Die Bundesliga veröffentlicht gegen den Willen des Meisters finanzielle Kennzahlen aller Clubs. Aus München folgt ein derber Konter. Bei Alba ist man erstaunt.
Von vorweihnachtlicher Harmonie kann im deutschen Basketball keine Rede sein. In der Bundesliga, immerhin die Spielklasse des Welt- und Europameisters, tobt unmittelbar vor den Feiertagen ein Zwist über einen Bericht zu den Finanzzahlen der 18 Vereine. Meister FC Bayern, mit einem rund viermal so hohen Etat wie Alba, wollte die Veröffentlichung verhindern - und schaltet nun verbal in den Angriffsmodus, nachdem dies nicht gelungen ist.
Der scheidende Bayern-Geschäftsführer und frühere Alba-Profi Marko Pesic übte kurz vor seinem Abschied harsche Kritik an der Liga. "Der Basketball in diesem Land erlebt ein historisches Momentum. Umso auffälliger ist, dass auf Liga-Ebene keine erkennbare Gesamtstrategie existiert, wie dieses Momentum genutzt werden soll, um den Sport nachhaltig zu entwickeln", schrieb Pesic beim beruflichen Netzwerk Linkedin.
BBL-Strategie von 2022
In der BBL hat nach wie vor die im Herbst 2022 verabschiedete Zehnjahres-Strategie "Triple Double" Gültigkeit, nach der bis 2032 unter anderem die Hallenkapazitäten und Mindestetats erhöht werden sollen.
Kritik an Pesic gab es von Alba Berlins Geschäftsführer Marco Baldi, der auch im Präsidium der BBL sitzt. "Man kann jetzt natürlich vom hohen Ross irgendwelche Dinge beurteilen und in den Senkel stellen. Oder man kann eben mitwirken", sagte Baldi und monierte, dass Pesic sich in der Vergangenheit nicht eingebracht habe. "In den letzten Jahren war Marko Pesic bei keinem dieser BBL-Meetings, wo die ganzen BBL-Geschäftsführer sich treffen und genau diese Dinge besprechen und dann auch diskutieren und verabschieden."
Der 63-Jährige zeigte sich auch erstaunt über den Zeitpunkt, "dass da gerade jetzt die Kritik kommt und nicht zum Beispiel zu dem Zeitpunkt, als die Strategie verabschiedet beziehungsweise veröffentlicht wurde."
BBL-Geschäftsführer Stefan Holz reagierte mit Unverständnis auf die harschen Töne des Branchenprimus. "Es ist ein freies Land. Jeder kann seine Meinung äußern. Gleichwohl geht Marko mit seinen Aussagen die BBL, das komplette Präsidium und damit alle 17 Clubs frontal an", sagte Holz der dpa. "Ich verstehe das nicht. Ich kann es auch inhaltlich nicht nachvollziehen, was er meint. Er hat herausragende Expertise - es würde mich freuen, wenn er das konstruktiv und in Form von konkreten Vorschlägen einbringt und nicht auf diesem Wege."

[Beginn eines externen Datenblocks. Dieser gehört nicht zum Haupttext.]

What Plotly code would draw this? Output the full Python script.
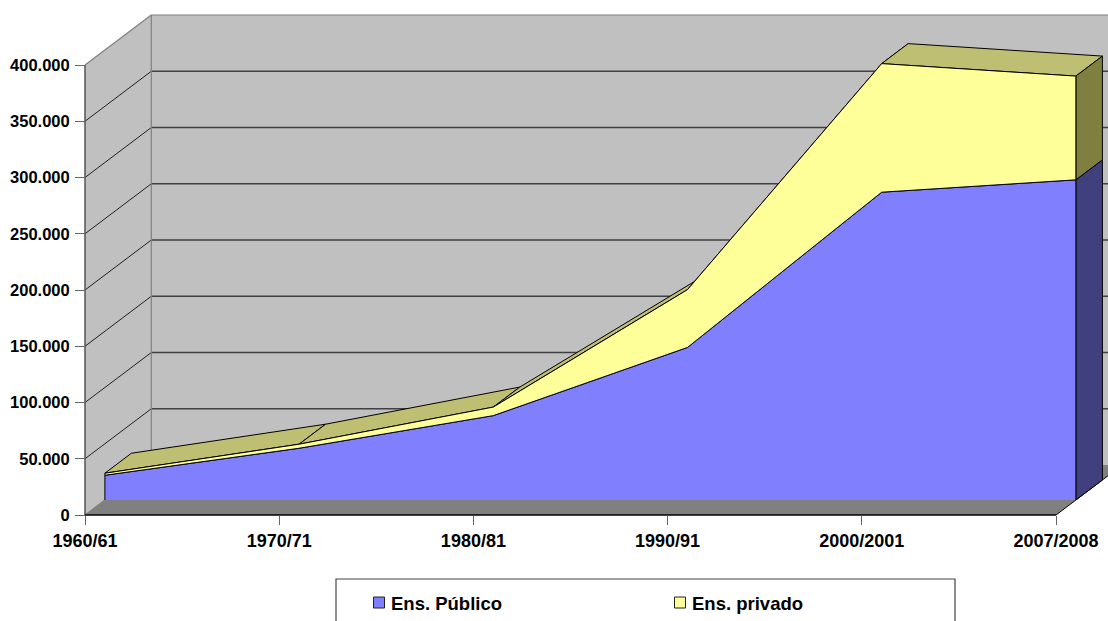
import plotly.graph_objects as go

# --- data ---
categories = ["1960/61", "1970/71", "1980/81", "1990/91", "2000/2001", "2007/2008"]
publico = [22000, 46000, 75000, 135600, 273600, 284600]
privado = [1800, 3600, 7600, 51400, 114300, 92200]
y_ticks = [0, 50000, 100000, 150000, 200000, 250000, 300000, 350000, 400000]
y_labels = ["0", "50.000", "100.000", "150.000", "200.000", "250.000", "300.000", "350.000", "400.000"]

# --- oblique projection of the 3-D box, in axis units ---
W, H = 1108, 621
L, R, T, B = 85, 1056, 65, 515
n = len(categories)
end = n - 1
top = y_ticks[-1]
PX_PER_CAT = (R - L) / end
PX_PER_VAL = (B - T) / top
DX = 66.3 / PX_PER_CAT               # full depth, category units
DY = 50 / PX_PER_VAL                 # full depth, value units
FRONT, BACK = 0.3, 0.7
total = [a + b for a, b in zip(publico, privado)]
GRID = "#404040"
EDGE = "#808080"


def P(i, v, d):
    return i + d * DX, v + d * DY


def poly(points, fill=None, line=None, width=1):
    xs, ys = zip(*points)
    kw = dict(x=list(xs), y=list(ys), mode="lines", hoverinfo="skip", showlegend=False)
    kw["line"] = dict(color=line or "rgba(0,0,0,0)", width=width if line else 0)
    if fill:
        kw["fill"] = "toself"
        kw["fillcolor"] = fill
    return go.Scatter(**kw)


fig = go.Figure()

# walls and floor
fig.add_trace(poly([P(0, 0, 1), P(0, top, 1), P(end, top, 1), P(end, 0, 1)], fill="#C0C0C0"))
fig.add_trace(poly([P(0, 0, 0), P(0, top, 0), P(0, top, 1), P(0, 0, 1)], fill="#C0C0C0"))
fig.add_trace(poly([P(0, 0, 0), P(end, 0, 0), P(end, 0, 1), P(0, 0, 1)], fill="#808080"))

# gridlines across the side wall and the back wall
for t in y_ticks[1:-1]:
    fig.add_trace(poly([P(0, t, 0), P(0, t, 1)], line="#202020"))
    fig.add_trace(poly([P(0, t, 1), P(end, t, 1)], line=GRID, width=1.4))

# box edges
fig.add_trace(poly([P(0, 0, 0), P(0, 0, 1), P(0, top, 1), P(0, top, 0)], line=EDGE, width=1.2))
fig.add_trace(poly([P(0, top, 1), P(end, top, 1)], line=EDGE, width=1.2))
fig.add_trace(poly([P(end, 0, 0), P(end, 0, 1)], line="#000000"))
fig.add_trace(poly([P(0, 0, 0), P(0, top, 0)], line="#555555", width=1.5))

# top surfaces of the private series, back to front
for i in range(n - 1):
    fig.add_trace(poly([P(i, total[i], FRONT), P(i + 1, total[i + 1], FRONT),
                        P(i + 1, total[i + 1], BACK), P(i, total[i], BACK),
                        P(i, total[i], FRONT)], fill="#BFBF73", line="#000000"))

# right-hand end faces
fig.add_trace(poly([P(end, 0, FRONT), P(end, publico[end], FRONT), P(end, publico[end], BACK),
                    P(end, 0, BACK), P(end, 0, FRONT)], fill="#40407F", line="#000000"))
fig.add_trace(poly([P(end, publico[end], FRONT), P(end, total[end], FRONT), P(end, total[end], BACK),
                    P(end, publico[end], BACK), P(end, publico[end], FRONT)], fill="#7F7F40", line="#000000"))

# front faces
idx = list(range(n))
fig.add_trace(poly([P(0, 0, FRONT)] + [P(i, publico[i], FRONT) for i in idx] + [P(end, 0, FRONT)],
                   fill="#8080FF", line="#000000"))
fig.add_trace(poly([P(i, total[i], FRONT) for i in idx] +
                   [P(i, publico[i], FRONT) for i in reversed(idx)] + [P(0, total[0], FRONT)],
                   fill="#FFFF99", line="#000000"))

# front bottom edge
fig.add_trace(poly([P(0, 0, 0), P(end, 0, 0)], line="#000000", width=1.5))

# legend entries
for name, colour in [("Ens. Público", "#8080FF"), ("Ens. privado", "#FFFF99")]:
    fig.add_trace(go.Scatter(x=[None], y=[None], mode="markers", name=name, hoverinfo="skip",
                             marker=dict(symbol="square", size=11, color=colour,
                                         line=dict(color="#222222", width=1))))

font = dict(family="Liberation Sans", size=16.5, color="#000000", weight=700)

fig.update_layout(
    width=W, height=H, autosize=False,
    margin=dict(l=0, r=0, t=0, b=0, pad=0, autoexpand=False),
    paper_bgcolor="#FFFFFF", plot_bgcolor="#FFFFFF",
    xaxis=dict(range=[-L / PX_PER_CAT, (W - L) / PX_PER_CAT], domain=[0, 1],
               anchor="free", position=(H - B) / H,
               tickmode="array", tickvals=idx, ticktext=categories,
               showgrid=False, zeroline=False, showline=False,
               ticks="outside", ticklen=9, tickcolor="#666666", tickwidth=1.2,
               tickfont=dict(font, size=18), tickangle=0),
    yaxis=dict(range=[-(H - B) / PX_PER_VAL, B / PX_PER_VAL], domain=[0, 1],
               anchor="free", position=L / W,
               tickmode="array", tickvals=y_ticks, ticktext=y_labels,
               showgrid=False, zeroline=False, showline=False,
               ticks="outside", ticklen=10, tickcolor="#666666", tickwidth=1.2,
               ticklabelstandoff=2, tickfont=font),
    legend=dict(orientation="h", x=359 / W, y=1 - 584 / H, xanchor="left", yanchor="top",
                entrywidth=256, entrywidthmode="pixels", font=dict(font, size=18.5),
                bgcolor="rgba(0,0,0,0)", itemclick=False, itemdoubleclick=False),
    shapes=[dict(type="rect", xref="paper", yref="paper",
                 x0=336 / W, x1=955 / W, y0=1 - 660 / H, y1=1 - 579 / H,
                 line=dict(color="#444444", width=1.2), fillcolor="rgba(0,0,0,0)")],
)

fig.write_html("out.html", config={"displayModeBar": False},
               post_script=("document.body.style.margin='0';document.body.style.overflow='hidden';"
                            "document.querySelectorAll('.legendtext').forEach(function(t){"
                            "t.setAttribute('x',parseFloat(t.getAttribute('x'))-8);});"))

Debatten um Final Four im Pokal
Es ist in diesen Wochen nicht das erste Mal, dass die Bundesliga abseits des sportlichen Wettbewerbs Schlagzeilen macht. Schon die überraschende Wende bei der Vergabe des Top-Four-Turniers im Pokal hatte für Aufsehen und Verärgerung gesorgt. Die BBL hatte eigentlich angekündigt, das Turnier von 2027 bis 2029 in Düsseldorf auszutragen - und schwenkte dann auf München um.
Die zuständige Eventmanagement-Firma D.LIVE hatte der Liga im Oktober "öffentlich angekündigten Vertragsbruch" vorgeworfen und nannte das Verhalten "ein im deutschen Profisport beispiellos unprofessionelles Vorgehen". Inhaltlich scheinen sich die Partien inzwischen geeinigt zu haben, schließlich verkündete die Bundesliga in dieser Woche den Beschluss pro München. 2026, 2027 und 2028 wird der Pokalsieger im neuen SAP-Garden ermittelt. Über die Inhalte des Vergleichs zwischen der Liga und D.LIVE haben beide Seiten Stillschweigen vereinbart.
Das besänftigte Manager Pesic aber offenbar nicht - stattdessen griff er die Liga frontal an. Sein Linkedin-Post war nur kurze Zeit nach der Veröffentlichung der Finanz-Kennzahlen, die die BBL am Donnerstag zum zweiten Mal überhaupt verschickt hatte, gefolgt.
Über 35 Millionen mehr Budget als Platz zwei
Diese weisen den FC Bayern, den Pesic zum Ende des Jahres nach knapp 15 Jahren als Geschäftsführer verlässt, mit einem planmäßigen Budget von 48,4 Millionen Euro als klaren Krösus in der aktuellen Saison aus.
Mit gewaltigem Abstand dahinter folgen der langjährige Rivale Alba Berlin (11,4 Millionen) und Ratiopharm Ulm (9,2 Millionen). Auch bei den Personalkosten überragt das Ensemble von Ex-Bundestrainer Gordon Herbert mit rund 18 Millionen Euro alle Widersacher mit großem Abstand.
"Diese Zahlen wurden trotz klarer Vorbehalte einzelner Clubs öffentlich gemacht", merkte Pesic an. Dabei sei es ausschließlich darum gegangen, "vergleichbare Schlagzeilen zu ermöglichen", befand der Funktionär. "Das Ergebnis ist keine Aufklärung, sondern Verkürzung, Polarisierung und Spaltung, mit vorhersehbarer Wirkung auf Medien und Fans."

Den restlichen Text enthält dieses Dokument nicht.